Ever since she was 17 years old, Gail savored the idea of giving to others the opportunity to indulge and relax; to appreciate finer things in life. But, as with many childhood aspirations, real life took over and she found herself working for the State of Wisconsin as a cartographer in the Department of Natural Resources. The DNR provided stability and great employee benefits, both valuable assets for a single mom.
In the fall of 2003, after having worked at the DNR for 10 years, talk of budget cuts started permeating through the state agencies. For many state workers, it was the first time that they sensed instability and unpredictability in their livelihood because state jobs were touted as “safe” and insulated from economic downturns. It wasn’t long before Gail learned that the DNR would be facing job cuts. Unsure of whether her job would be one of those eliminated, she assumed the worst.

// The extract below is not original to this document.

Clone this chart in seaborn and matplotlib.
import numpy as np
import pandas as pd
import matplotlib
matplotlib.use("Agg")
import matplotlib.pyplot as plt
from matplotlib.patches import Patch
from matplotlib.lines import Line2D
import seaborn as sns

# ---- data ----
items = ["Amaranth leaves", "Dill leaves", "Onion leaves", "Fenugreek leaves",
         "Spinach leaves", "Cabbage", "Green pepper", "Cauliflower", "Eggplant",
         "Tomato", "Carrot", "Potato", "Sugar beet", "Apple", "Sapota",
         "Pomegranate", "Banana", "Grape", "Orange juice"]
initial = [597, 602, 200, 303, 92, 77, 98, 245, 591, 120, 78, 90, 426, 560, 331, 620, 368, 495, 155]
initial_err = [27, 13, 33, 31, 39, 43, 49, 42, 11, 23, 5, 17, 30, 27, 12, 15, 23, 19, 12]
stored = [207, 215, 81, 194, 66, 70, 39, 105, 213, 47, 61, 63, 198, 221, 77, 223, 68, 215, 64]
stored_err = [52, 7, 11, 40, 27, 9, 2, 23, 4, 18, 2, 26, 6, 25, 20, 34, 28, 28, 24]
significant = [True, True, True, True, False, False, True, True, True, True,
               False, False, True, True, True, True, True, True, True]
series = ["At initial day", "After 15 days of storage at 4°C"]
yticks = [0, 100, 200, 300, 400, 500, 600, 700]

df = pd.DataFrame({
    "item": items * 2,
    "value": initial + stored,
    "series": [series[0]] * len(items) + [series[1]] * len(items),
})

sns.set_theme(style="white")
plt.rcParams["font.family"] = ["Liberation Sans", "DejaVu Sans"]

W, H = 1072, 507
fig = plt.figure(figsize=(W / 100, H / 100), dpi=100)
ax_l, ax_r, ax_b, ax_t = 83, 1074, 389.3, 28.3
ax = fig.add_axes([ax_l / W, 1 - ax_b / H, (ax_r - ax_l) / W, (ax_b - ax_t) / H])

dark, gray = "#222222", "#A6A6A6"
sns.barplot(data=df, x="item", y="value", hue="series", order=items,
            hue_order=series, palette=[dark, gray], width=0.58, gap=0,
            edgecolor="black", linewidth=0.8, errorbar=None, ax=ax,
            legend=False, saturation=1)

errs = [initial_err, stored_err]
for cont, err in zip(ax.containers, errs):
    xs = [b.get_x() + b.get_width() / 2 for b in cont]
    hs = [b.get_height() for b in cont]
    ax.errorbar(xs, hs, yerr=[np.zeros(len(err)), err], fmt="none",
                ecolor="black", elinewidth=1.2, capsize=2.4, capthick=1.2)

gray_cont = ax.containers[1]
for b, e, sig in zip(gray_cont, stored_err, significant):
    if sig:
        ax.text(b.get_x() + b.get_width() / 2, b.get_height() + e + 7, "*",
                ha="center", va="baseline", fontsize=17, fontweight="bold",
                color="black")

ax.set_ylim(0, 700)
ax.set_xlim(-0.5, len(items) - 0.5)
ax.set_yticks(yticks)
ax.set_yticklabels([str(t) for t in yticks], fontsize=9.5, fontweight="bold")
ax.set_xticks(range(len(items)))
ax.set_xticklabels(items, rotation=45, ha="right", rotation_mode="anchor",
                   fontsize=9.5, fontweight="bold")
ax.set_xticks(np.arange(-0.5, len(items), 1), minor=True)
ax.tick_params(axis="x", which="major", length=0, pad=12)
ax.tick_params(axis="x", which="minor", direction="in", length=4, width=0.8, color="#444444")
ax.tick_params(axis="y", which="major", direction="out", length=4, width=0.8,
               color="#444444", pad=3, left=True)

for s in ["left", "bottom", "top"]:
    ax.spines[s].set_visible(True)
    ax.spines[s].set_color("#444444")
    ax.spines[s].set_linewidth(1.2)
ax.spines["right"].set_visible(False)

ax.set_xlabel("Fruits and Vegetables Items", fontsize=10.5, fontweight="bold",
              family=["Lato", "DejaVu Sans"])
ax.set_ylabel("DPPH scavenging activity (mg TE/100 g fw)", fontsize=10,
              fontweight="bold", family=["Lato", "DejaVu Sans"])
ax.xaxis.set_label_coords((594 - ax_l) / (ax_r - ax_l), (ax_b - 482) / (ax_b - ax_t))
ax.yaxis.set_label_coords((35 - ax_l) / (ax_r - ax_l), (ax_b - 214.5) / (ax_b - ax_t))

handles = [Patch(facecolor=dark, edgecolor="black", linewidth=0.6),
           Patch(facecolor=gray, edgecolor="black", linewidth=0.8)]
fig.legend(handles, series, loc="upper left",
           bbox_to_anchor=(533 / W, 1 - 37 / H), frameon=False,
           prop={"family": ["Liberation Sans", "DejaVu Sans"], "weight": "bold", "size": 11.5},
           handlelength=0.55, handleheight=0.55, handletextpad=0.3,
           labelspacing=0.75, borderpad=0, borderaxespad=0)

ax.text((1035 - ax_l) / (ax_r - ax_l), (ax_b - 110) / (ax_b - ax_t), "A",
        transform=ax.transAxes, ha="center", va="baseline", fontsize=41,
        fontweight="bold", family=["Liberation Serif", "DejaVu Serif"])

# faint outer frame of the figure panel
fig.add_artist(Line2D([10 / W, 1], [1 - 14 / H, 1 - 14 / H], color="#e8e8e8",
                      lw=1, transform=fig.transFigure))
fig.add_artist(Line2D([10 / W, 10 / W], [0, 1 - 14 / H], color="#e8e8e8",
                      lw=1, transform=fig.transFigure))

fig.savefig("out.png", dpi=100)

She began thinking of her next move and quickly turned her thoughts to her childhood dream. When the news of her job loss finally came, she was ready. By taking control of her destiny, she transformed feelings of anxiety and fear into building a business. At 44 years old, she felt liberated and excited to start a new chapter in her life.

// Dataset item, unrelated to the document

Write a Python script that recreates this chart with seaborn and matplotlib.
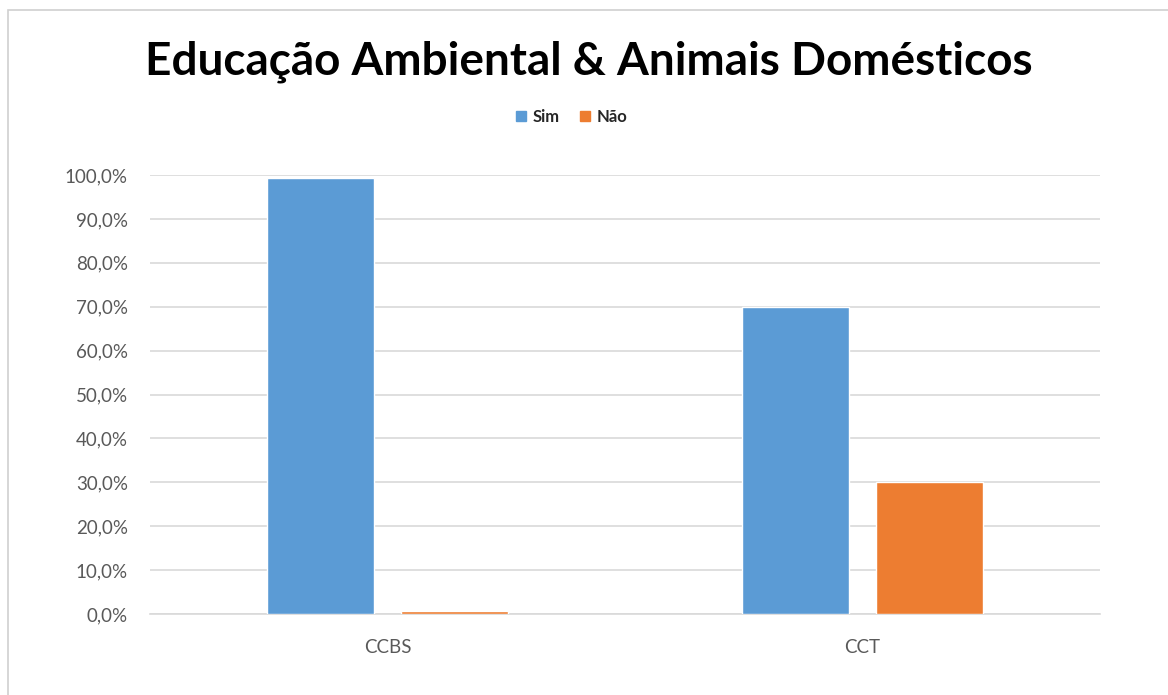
import matplotlib
matplotlib.use("Agg")
import matplotlib.pyplot as plt
import seaborn as sns
import pandas as pd
from matplotlib.patches import Rectangle
from matplotlib.ticker import FuncFormatter

# data
centros = ["CCBS", "CCT"]
sim = [99.3, 70.0]
nao = [0.7, 30.0]
respostas = ["Sim", "Não"]
cores = ["#5B9BD5", "#ED7D31"]
yticks = [0, 10, 20, 30, 40, 50, 60, 70, 80, 90, 100]

df = pd.DataFrame({
    "centro": centros * 2,
    "resposta": ["Sim"] * len(centros) + ["Não"] * len(centros),
    "valor": sim + nao,
})

sns.set_style("white")
plt.rcParams["font.family"] = ["Lato", "DejaVu Sans"]

fig = plt.figure(figsize=(11.68, 6.95), dpi=100)
fig.patch.set_facecolor("white")
ax = fig.add_axes([150 / 1168, 1 - 614 / 695, 950 / 1168, 439 / 695])

sns.barplot(data=df, x="centro", y="valor", hue="resposta", hue_order=respostas,
            palette=cores, width=0.566, gap=0.2, saturation=1, ax=ax, zorder=3,
            legend=False)

ax.set_ylim(0, 100)
ax.set_yticks(yticks)
ax.yaxis.set_major_formatter(FuncFormatter(lambda v, p: f"{v:.1f}%".replace(".", ",")))
ax.grid(axis="y", color="#D9D9D9", linewidth=1.2, zorder=0)
for s in ["top", "right", "left"]:
    ax.spines[s].set_visible(False)
ax.spines["bottom"].set_color("#D9D9D9")
ax.spines["bottom"].set_linewidth(1.2)
ax.tick_params(axis="y", length=0, pad=16, labelsize=13.5, labelcolor="#595959")
ax.tick_params(axis="x", length=0, pad=18, labelsize=13.5, labelcolor="#595959")
ax.set_xlabel("")
ax.set_ylabel("")

fig.text(589 / 1168, 1 - 62 / 695, "Educação Ambiental & Animais Domésticos",
         ha="center", va="center", fontsize=33, fontweight="bold", color="black")

handles = [Rectangle((0, 0), 1, 1, color=c) for c in cores]
fig.legend(handles, respostas, loc="center", bbox_to_anchor=(572 / 1168, 1 - 117 / 695),
           ncol=2, frameon=False, prop={"weight": "bold", "size": 12},
           handlelength=0.6, handleheight=0.6, handletextpad=0.4, columnspacing=1.2)

fig.patches.append(Rectangle((8 / 1168, -0.05), 1.1, 1 - 10 / 695 + 0.05,
                             transform=fig.transFigure, fill=False,
                             edgecolor="#D0D0D0", linewidth=1.2))

fig.savefig("out.png", dpi=100)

Using money from her meager savings and a small business loan, she started to make her business plan. Her job loss enabled her to take time to travel to France to learn about making and serving fine chocolates. Upon returning to Madison, Wisconsin, she took classes at the University of Wisconsin Small Business Development Center, got a part-time job at the Soap Opera (a fine body care shop) where she had worked while attending college, did a lot of yoga, took long walks, rode her bike and talked to friends and her son about her business idea. She also researched the chocolatier market. Gail found that each of these activities helped formulate and solidify her business idea even more. Nevertheless, several people expressed concern to her about the venture and worried that she would not be able to make a living as a chocolatier. “I am a risk taker,” she would reply “and this is a calculated risk. “I did my homework and I feel confident that I can make this work.”

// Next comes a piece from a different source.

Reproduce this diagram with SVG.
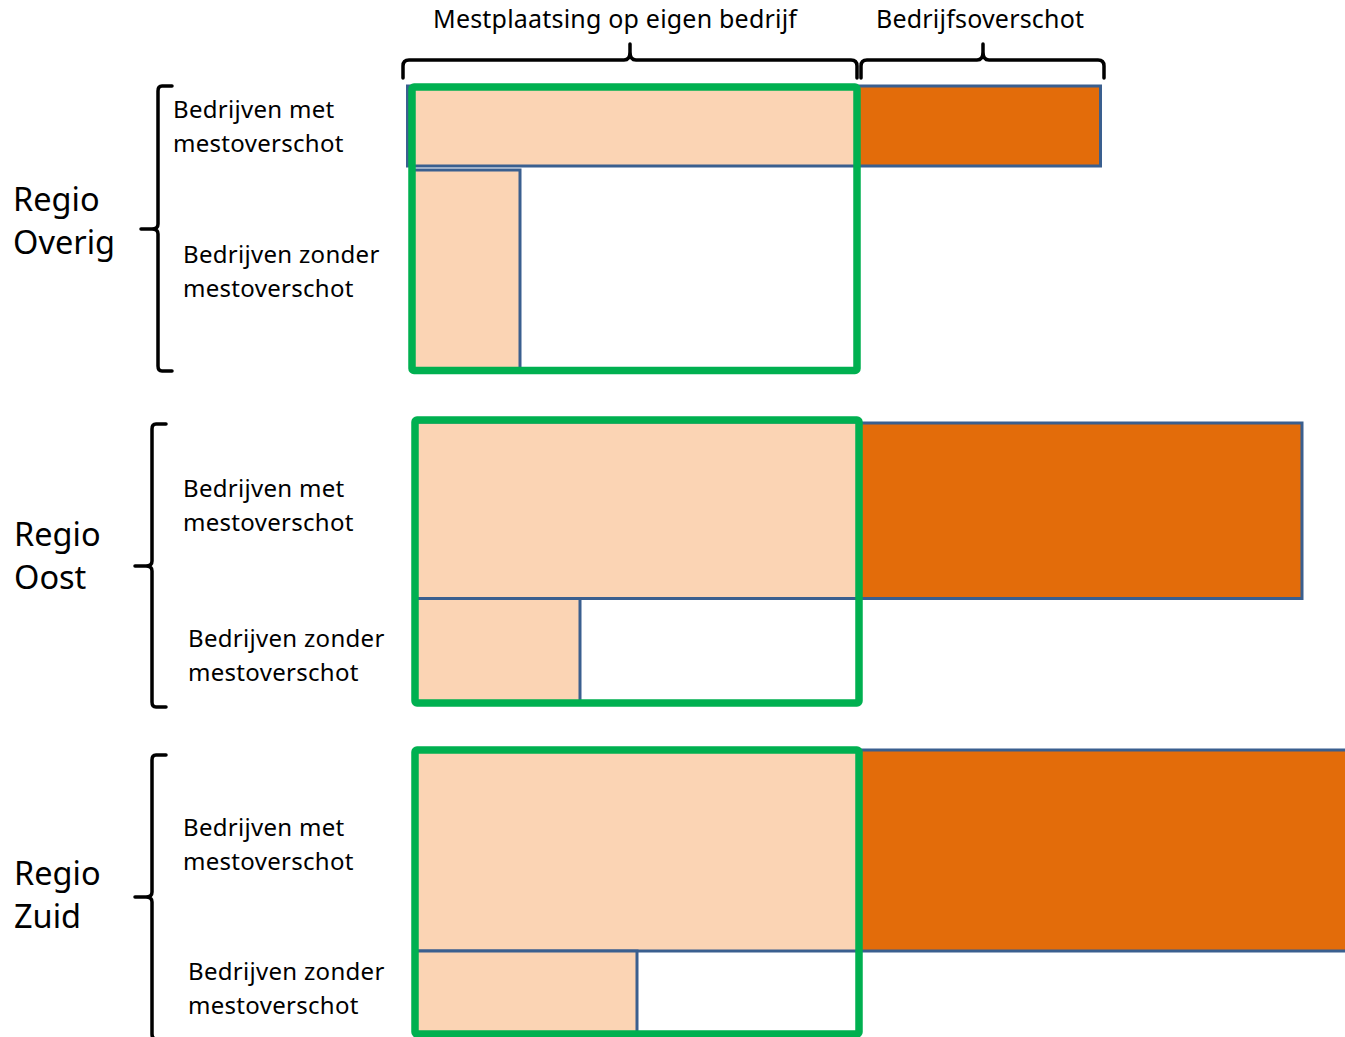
<svg xmlns="http://www.w3.org/2000/svg" width="1345" height="1037" viewBox="0 0 1345 1037">
<style>
.lbl{font-family:"Noto Sans","Open Sans","DejaVu Sans",sans-serif;font-size:24px;letter-spacing:0.3px;fill:#000}
.ttl{font-family:"Noto Sans","Open Sans","DejaVu Sans",sans-serif;font-size:25px;letter-spacing:0.2px;fill:#000}
.reg{font-family:"Noto Sans","Open Sans","DejaVu Sans",sans-serif;font-size:32.5px;fill:#000}
.peach{fill:#FBD4B4;stroke:#3A5F8F;stroke-width:3}
.orange{fill:#E36C0A;stroke:#3A5F8F;stroke-width:3}
.green{fill:none;stroke:#00B050;stroke-width:7.5;stroke-linejoin:round}
.brace{fill:none;stroke:#000;stroke-width:3.5;stroke-linecap:round;stroke-linejoin:round}
</style>
<rect width="1345" height="1037" fill="#fff"/>
<g id="header">
<text class="ttl" x="433" y="28">Mestplaatsing op eigen bedrijf</text>
<text class="ttl" x="876" y="28">Bedrijfsoverschot</text>
<path class="brace" d="M403,78 L403,66 Q403,60 409,60 L624,60 Q630,60 630,52 L630,44 M630,52 Q630,60 636,60 L851,60 Q857,60 857,66 L857,78"/>
<path class="brace" d="M861,78 L861,66 Q861,60 867,60 L977,60 Q983,60 983,52 L983,44 M983,52 Q983,60 989,60 L1098,60 Q1104,60 1104,66 L1104,78"/>
</g>
<g id="regio-overig">
<text class="reg" x="13" y="211">Regio</text>
<text class="reg" x="13" y="254">Overig</text>
<path class="brace" d="M172,86 L162,86 Q158,86 158,91 L158,224 Q158,229 152,229 L141,229 M152,229 Q158,229 158,234 L158,366 Q158,371 162,371 L172,371"/>
<text class="lbl" x="173" y="118">Bedrijven met</text>
<text class="lbl" x="173" y="152">mestoverschot</text>
<text class="lbl" x="183" y="263">Bedrijven zonder</text>
<text class="lbl" x="183" y="297">mestoverschot</text>
<rect class="peach" x="407.5" y="86" width="448" height="80"/>
<rect class="orange" x="855.5" y="86" width="245" height="80"/>
<rect class="peach" x="412" y="170" width="108" height="200"/>
<rect class="green" x="412" y="87" width="445" height="283.5" rx="2"/>
</g>
<g id="regio-oost">
<text class="reg" x="14" y="546">Regio</text>
<text class="reg" x="14" y="589">Oost</text>
<path class="brace" d="M166,424 L156,424 Q152,424 152,429 L152,561 Q152,566 146,566 L135,566 M146,566 Q152,566 152,571 L152,702 Q152,707 156,707 L166,707"/>
<text class="lbl" x="183" y="497">Bedrijven met</text>
<text class="lbl" x="183" y="531">mestoverschot</text>
<text class="lbl" x="188" y="647">Bedrijven zonder</text>
<text class="lbl" x="188" y="681">mestoverschot</text>
<rect class="peach" x="415" y="422" width="443" height="176.5"/>
<rect class="orange" x="858" y="423" width="444" height="175.5"/>
<rect class="peach" x="415" y="598.5" width="165" height="104"/>
<rect class="green" x="415" y="420" width="444" height="283" rx="2"/>
</g>
<g id="regio-zuid">
<text class="reg" x="14" y="885">Regio</text>
<text class="reg" x="14" y="928">Zuid</text>
<path class="brace" d="M166,755 L156,755 Q152,755 152,760 L152,892 Q152,897 146,897 L135,897 M146,897 Q152,897 152,902 L152,1034 Q152,1039 156,1039 L166,1039"/>
<text class="lbl" x="183" y="836">Bedrijven met</text>
<text class="lbl" x="183" y="870">mestoverschot</text>
<text class="lbl" x="188" y="980">Bedrijven zonder</text>
<text class="lbl" x="188" y="1014">mestoverschot</text>
<rect class="peach" x="415" y="750" width="443" height="201"/>
<rect class="orange" x="858" y="750" width="495" height="201"/>
<rect class="peach" x="415" y="951" width="222" height="84"/>
<rect class="green" x="415" y="750" width="444" height="284" rx="2"/>
</g>
</svg>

In 2004, Gail opened Gail Ambrosius-Chocolatier on Madison’s east side. She currently has 10 dedicated employees, fascinating customers and an amazing story. The loss of her job at the DNR gave her the nudge that she needed at the time to follow chase her dream. Hence, she does not view her job loss as tragedy, but as an event that brought a new opportunity in her life. Although she views opening her business merely as something she needed to do for herself and her family, her willingness to take a leap of faith encapsulates the LemonSpark idea by offering inspiration to others.